The study pioneered a phase estimation protocol utilising a single bosonic mode with a self-Kerr nonlinearity, initialising the system in the vacuum state |0⟩ and progressing through four stages: random state preparation, probing, echoed evolution, and detection. System evolution was governed by the time-dependent Hamiltonian H(t) = χ(a†a)2 + u1(t)(a† + a) + iu2(t)(a† −a), where χ represents the Kerr nonlinearity strength and u1,2(t) are coherent driving amplitudes. Crucially, random amplitudes, bounded within [−ε, ε], were step-wise constant with a step size τ, defining a random encoding map E H that generated the probe state ρ0 = E H(|0⟩⟨0|). During the probing stage, the estimated parameter θ was imprinted onto the state, yielding ρθ = e−iθnρ0eiθn, where n = a†a, before an echoed process with H′(t) = −H(T −t) refocused the mode state towards the vacuum, mapping encoded information onto a low-photon-number subspace for effective photon-number detection. This approach enables scalability to a higher-dimensional Hilbert space, as no classical optimisation is required. The team focused on a superconducting circuit system where χ can be continuously tuned, even sign-inverted, through integration of a superconducting nonlinear asymmetric inductive element (SNAIL) or by engineering the cavity-transmon coupling.

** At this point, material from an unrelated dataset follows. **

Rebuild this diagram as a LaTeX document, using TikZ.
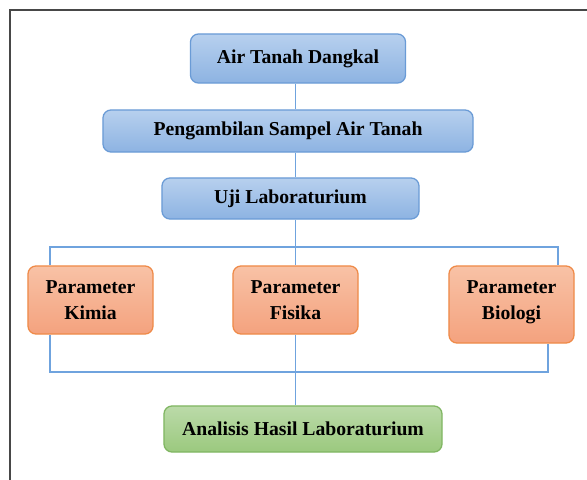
\documentclass[tikz,border=0pt]{standalone}
\usepackage{fontspec}
\setmainfont{Liberation Serif}
\usepackage{tikz}
\usetikzlibrary{positioning}
\usepackage{xcolor}
\definecolor{bluetop}{HTML}{B7D0EE}
\definecolor{bluebot}{HTML}{8DB3E2}
\definecolor{blueline}{HTML}{6A9BD6}
\definecolor{orangetop}{HTML}{F8C2A6}
\definecolor{orangebot}{HTML}{F4A27E}
\definecolor{orangeline}{HTML}{EF8A48}
\definecolor{greentop}{HTML}{BBDAA9}
\definecolor{greenbot}{HTML}{9BC97E}
\definecolor{greenline}{HTML}{80B662}
\definecolor{linkcol}{HTML}{6FA3DE}
\tikzset{
  box/.style={rounded corners=0.2cm,line width=0.9pt,inner sep=0pt,align=center,
    font=\bfseries\fontsize{14}{18.5}\selectfont},
  bluebox/.style={box,draw=blueline,top color=bluetop,bottom color=bluebot},
  orangebox/.style={box,draw=orangeline,top color=orangetop,bottom color=orangebot},
  greenbox/.style={box,draw=greenline,top color=greentop,bottom color=greenbot},
  link/.style={linkcol,line width=1pt}
}

\begin{document}
\begin{tikzpicture}[x=0.025cm,y=-0.025cm]
      \useasboundingbox[fill=white] (0,0) rectangle (587,480);
      % frame
      \draw[black!72,line width=1.4pt] (10,480) -- (10,10) -- (587,10);
      % boxes
      \node[bluebox,minimum width=5.375cm,minimum height=1.225cm] (air) at (298,58.5) {Air Tanah Dangkal};
      \node[bluebox,minimum width=9.25cm,minimum height=1.05cm] (sampel) at (288,131) {Pengambilan Sampel Air Tanah};
      \node[bluebox,minimum width=6.425cm,minimum height=1.025cm] (uji) at (290.5,198.5) {Uji Laboraturium};
      \node[orangebox,minimum width=3.125cm,minimum height=1.7cm] (kimia) at (90.5,300) {Parameter\\Kimia};
      \node[orangebox,minimum width=3.125cm,minimum height=1.7cm] (fisika) at (295.5,300) {Parameter\\Fisika};
      \node[orangebox,minimum width=3.125cm,minimum height=1.925cm,text depth=6.5pt] (biologi) at (511.5,304.5) {Parameter\\Biologi};
      \node[greenbox,minimum width=6.95cm,minimum height=1.15cm] (analisis) at (303,429) {Analisis Hasil Laboraturium};
      % bus lines
      \coordinate (topL) at (50,247);
      \coordinate (topR) at (558,247);
      \coordinate (botL) at (50,372);
      \coordinate (botR) at (548,372);
      \draw[link] (air.south -| fisika.north) -- (sampel.north -| fisika.north);
      \draw[link] (sampel.south -| fisika.north) -- (uji.north -| fisika.north);
      \draw[link] (uji.south -| fisika.north) -- (fisika.north);
      \draw[link] (kimia.north -| topL) -- (topL) -- (topR) -- (biologi.north -| topR);
      \draw[link] (kimia.south -| botL) -- (botL) -- (botR) -- (biologi.south -| botR);
      \draw[link] (fisika.south) -- (analisis.north -| fisika.south);
\end{tikzpicture}
\end{document}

Random pulses reach Heisenberg limit sensitivity

The team measured the classical Fisher information (CFI) to quantitatively evaluate the protocol’s performance, establishing a fundamental limit on the attainable precision of estimated parameters. Results demonstrate that the maximum CFI, Ic,max, scales approximately with the average photon number raised to the power of 1.95, indicating a substantial improvement over classical limits. The corresponding maximum metrological gain, Gc,max, was observed to reach values exceeding 40 for optimized parameters. Data shows that the echoed random protocol maintains its effectiveness even in the presence of depolarizing noise, with the maximum CFI and metrological gain remaining substantial.

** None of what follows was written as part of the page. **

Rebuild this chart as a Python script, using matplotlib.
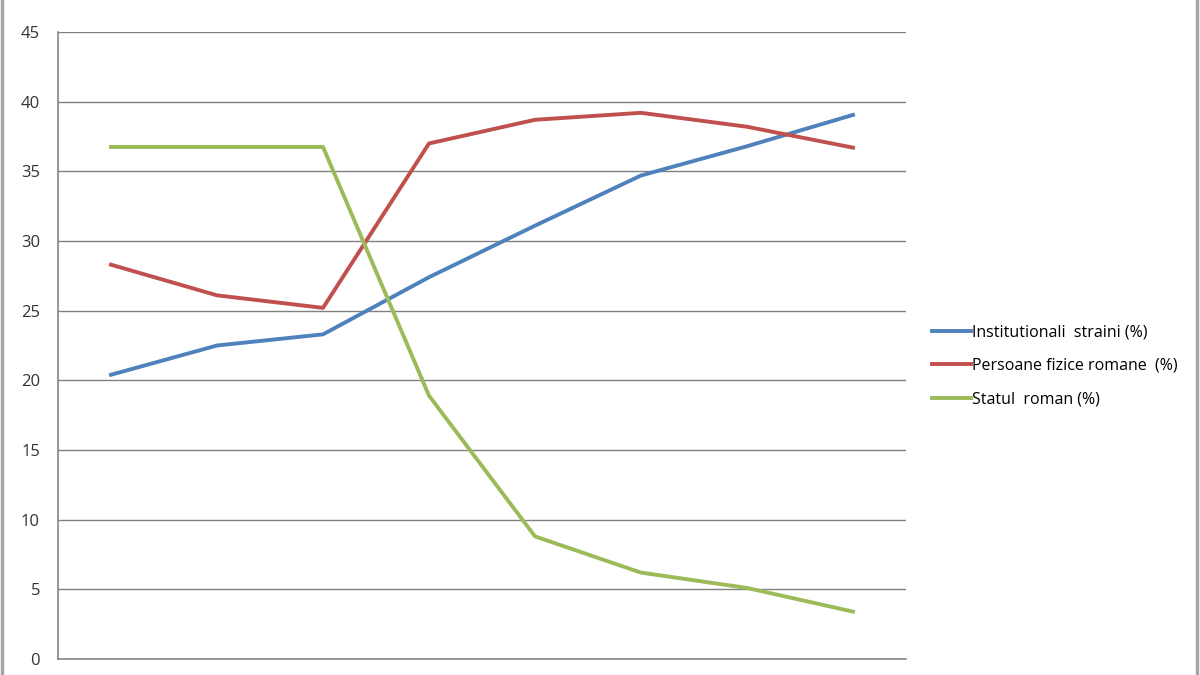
import matplotlib
matplotlib.use("Agg")
import matplotlib.pyplot as plt
from matplotlib.lines import Line2D

categories = ["1", "2", "3", "4", "5", "6", "7", "8"]
institutionali = [20.4, 22.5, 23.3, 27.4, 31.1, 34.7, 36.8, 39.05]
persoane = [28.3, 26.1, 25.2, 37.0, 38.7, 39.2, 38.2, 36.7]
statul = [36.75, 36.75, 36.75, 18.9, 8.8, 6.2, 5.1, 3.4]
series_names = ["Institutionali  straini (%)", "Persoane fizice romane  (%)", "Statul  roman (%)"]
colors = ["#4F81BD", "#C0504D", "#9BBB59"]
yticks = [0, 5, 10, 15, 20, 25, 30, 35, 40, 45]

plt.rcParams['font.family'] = ['Open Sans', 'DejaVu Sans']

fig = plt.figure(figsize=(12, 6.75), dpi=100)
ax = fig.add_axes([58/1200, 16/675, (906-58)/1200, (659-32)/675])

x = list(range(len(categories)))
for vals, c, name in zip([institutionali, persoane, statul], colors, series_names):
    ax.plot(x, vals, color=c, lw=2.8, label=name, solid_joinstyle='round', zorder=3)

ax.set_xlim(-0.5, len(categories) - 0.5)
ax.set_ylim(0, 45)
ax.set_yticks(yticks)
ax.set_yticklabels([str(v) for v in yticks], fontsize=12, color="#333333")
ax.set_xticks([])
ax.grid(axis='y', color="#808080", lw=1.0)
ax.set_axisbelow(True)
ax.tick_params(axis='y', length=0, pad=13)
for s in ['top', 'right']:
    ax.spines[s].set_visible(False)
for s in ['left', 'bottom']:
    ax.spines[s].set_color("#868686")
    ax.spines[s].set_linewidth(1.2)

handles = [Line2D([0], [0], color=c, lw=2.8) for c in colors]
leg = fig.legend(handles, series_names, loc='upper left', bbox_to_anchor=(926/1200, 1 - 318/675),
                 frameon=False, fontsize=11.5, handlelength=2.4, handletextpad=0.1,
                 labelspacing=1.1, borderaxespad=0)

# outer frame lines of the chart area
fig.add_artist(Line2D([2/1200, 2/1200], [0, 1], color="#A6A6A6", lw=2.5, transform=fig.transFigure))
fig.add_artist(Line2D([1197/1200, 1197/1200], [0, 1], color="#A6A6A6", lw=2.5, transform=fig.transFigure))

fig.savefig("out.png", dpi=100)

Specifically, the team truncated the Fock space to dimension d and applied a depolarizing channel with strength εdp, finding that the protocol remained robust. The probability of detecting the vacuum state, p0(θ0), was measured as a function of the bias point θ0, demonstrating a clear dependence on the phase rotation induced by the estimated parameter. The breakthrough delivers a significant advancement in quantum sensing, paving the way for more sensitive and robust measurements in diverse applications.

Echoed Randomness Nears Heisenberg Limit Sensitivity

While not necessarily exceeding the performance of the very best optimised protocols, this unengineered state approach still delivers strong metrological performance with a high probability of success. The authors acknowledge a limitation in that the scheme isn’t explicitly designed to outperform all optimised methods, but highlight its advantages in terms of simplicity and robustness. Future research could explore adapting this method to various tasks, such as displacement estimation, and extending its application to more complex interacting systems.